Het gaat bij de beschrijvingen niet om schuld van de individuele bewoner maar om het benoemen dat er gruwelijkheden hebben plaatsgevonden. De Rivierenbuurt schuldig te noemen is een manier om realistisch te denken en te zijn over het verleden. En jezelf bewust te worden van hoe zulke gruwelen tot stand kunnen komen en begaan.

Esselink beschrijft de geschiedenis, de rijke architectuur, de sociale structuur van mensen en de gebeurtenissen maar bovendien worden alle gebouwen, alle bruggen, alle straten, nog eens een voor een in detail beschreven. Aanvankelijk lijkt dat een overdaad aan feiten, maar het blijkt juist prima te werken, vooral als naslawerk.

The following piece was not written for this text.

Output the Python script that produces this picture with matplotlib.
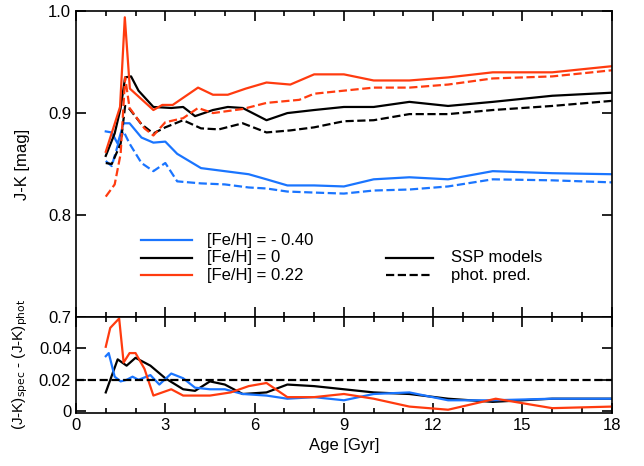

Leuk zijn de opsommingen van bekende mensen die in de Rivierenbuurt hebben gewoond. Anne Frank kwam in 1934 op het Merwedeplein no 37” te wonen, Willem Holleeder en Cor van t Hout woonden er, Audrey Hepburn volgde bij de balletschool (in het gebouw aan de Zomerdijkstraat) van mevrouw Sonia Gaskell balletles. Jan Wolkers woonde in een atelierwoning in dat gebouw en Sonja Barend bracht haar jeugd in de Vechtstraat door. (Wel miste ik schilderes, boekbindster en kalligraaf Maria Hofker-Rueter. Zij maakte prachtig werk van alles wat groeide en bloeide, kroop en vloog in haar volkstuin vlakbij de Amstel. Zij woonde met haar man, schilder en tekenaar Willem Hofker ook in een van de atelierwoningen.) De verzorgers van de familie Frank in het Achterhuis, mevrouw Miep Gies en haar man, woonden in de Hunzestraat. Vader Frank heeft na de oorlog nog bij hen gelogeerd. Ook schrijver Bert Esselink woont in de Hunzestraat.
Voor mij een boek om te hebben en (van) te houden. Ik ben er blij mee.
PS. Wordt 1 augustus 2021 een heugelijke feestdag in de Rivierenbuurt in Amsterdam?